The ATM architecture (Fig. 1) consists of two neural memories that can be viewed as arrays of slots for storing and thus memorizing information [10, 28]. The first memory component encodes representations of sentences composed by the target user. The second one is an equivalent variant for the target item and encompasses statements about the item by other users. Both memories are comprised of two subcomponents. First, aspect-based key vectors are used to perform the addressing operation, i.e. the selection of relevant memory locations. Keys are calculated by reconstructing sentences as a weighted combination of aspect embeddings such that the memory can be read in terms of topical overlap with the query vector. This model component is adapted from [11] and learns how to extract aspects in an unsupervised fashion while, at the same time, identifying the most salient of these learned aspects in each sentence. Conceptually, both aspect extraction as well as memory addressing can be described as a form of neural attention [2]. Value vectors, i.e. the content encoded into memory, depict the second component and contain the encoded sentence semantics. In our case, we encoded the sentences each with a bidirectional LSTM [12].
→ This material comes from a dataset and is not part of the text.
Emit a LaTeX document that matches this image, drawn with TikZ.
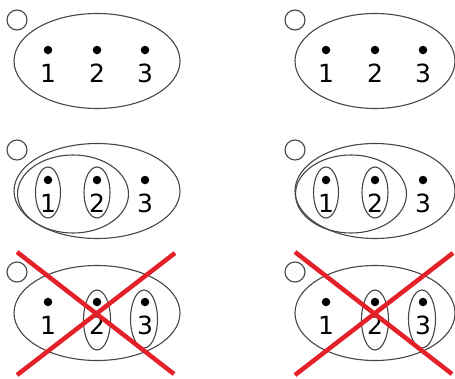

In order to predict the target rating, read operations extract elements from both user and item memory in a mixed-initiative fashion. The user memory is first queried by an item embedding, that is learned during the training process, to calculate the match between user preferences and item properties with respect to the appearing aspects. We call the result the explicit user state since it is derived from sentences put into writing as an active process by the user. This user state serves as a query to the aforementioned item memory. In other words, the explicit user interests are aligned with the opinions expressed by other users.

However, certain patterns found in rating behavior cannot be explained in terms of review content alone. For instance, a user may especially like fantasy movies, although they never mention this explicitly in any of their reviews. We assume that addressing the item memory only with the explicit user state is insufficient. Therefore, we additionally train an implicit user representation that captures latent patterns similar to conventional collaborative filtering. This implicit state then serves as an additional query to the item memory. Both resulting vectors, explicit and implicit, can subsequently be combined to predict the target rating. A description of the architectural details and formalism used as well as extensions to the ATM architecture can be found in [5].

4 Explanations

Rendering recommendation models explainable has been recognized as a means to help users verify the underlying rationale by increasing transparency and accountability [e.g. 16]. Although retro-fit interpretable models have been proposed in the past [e.g. 24], we follow the line of argumentation that only model-intrinsic explanations allow faithful insights into the actual qualitative relationship between input features and recommendations [26]. Post-hoc explanations, on the other hand, cannot provide a sufficient level of certainty about their truthfulness as they usually only provide approximations of internal model states.

Fig. 2
figure 2

Exemplary user profile that depicting (assumed) personal and average importance for three aspects as well as the target user’s comments sorted by aspects

Fig. 3
figure 3

Recommendation for the movie Parasite including the predicted rating, an overview of (assumed) aspect importance, and a personally selected comment that supports the predicted rating. Selection of comments can be personalized by toggling the respective radio button

In order to generate human-intelligible explanations, we propose to exploit the states of ATM’s diverse attention components. Accessing attention values allows us to formulate two different types of explanations: The first one deals with the problem of representing the information space from the system’s perspective. By indicating which aspects the system attends to and by clarifying how these aspects relate to concrete utterances, the target user becomes empowered to assess how the system evaluates and structures the input information. The second kind of explanation is rather concerned with extracting the reasons behind one concrete recommendation. Again, the attention components can be exploited to pick statements from other users that support this claim. In the following, we describe details concerning how to arrive at these types of explanations:

Aspect Extraction.

In order to provide an overview of the information space, ATM can convey details about the average distribution of aspects in the whole data set (Fig. 2) or for a specific item (Fig. 3). The first step for this is to derive which aspects are deemed important by the system in the first place. The set of attended aspects can either be fixed a‑priori or learned in unison with the remaining network parameters. Fixing them can be achieved by setting the aspect representation to the word embedding of the respective aspect term or by averaging the embedding vectors of several terms that together form a higher-order aspect. For instance, in the movie domain one such combination may consists of the embeddings of story, storytelling, script etc. Opposed to this, automatically identifying aspects can be achieved via extending the model cost function by an unsupervised loss that measures how well sentences can be reconstructed solely based on a combination of learned aspect embeddings [11]. For a given sentence, we can then derive the relative importance of each aspect. Consequently, averaging this importance rating over all sentences yields the overall distribution of occuring aspects in the data.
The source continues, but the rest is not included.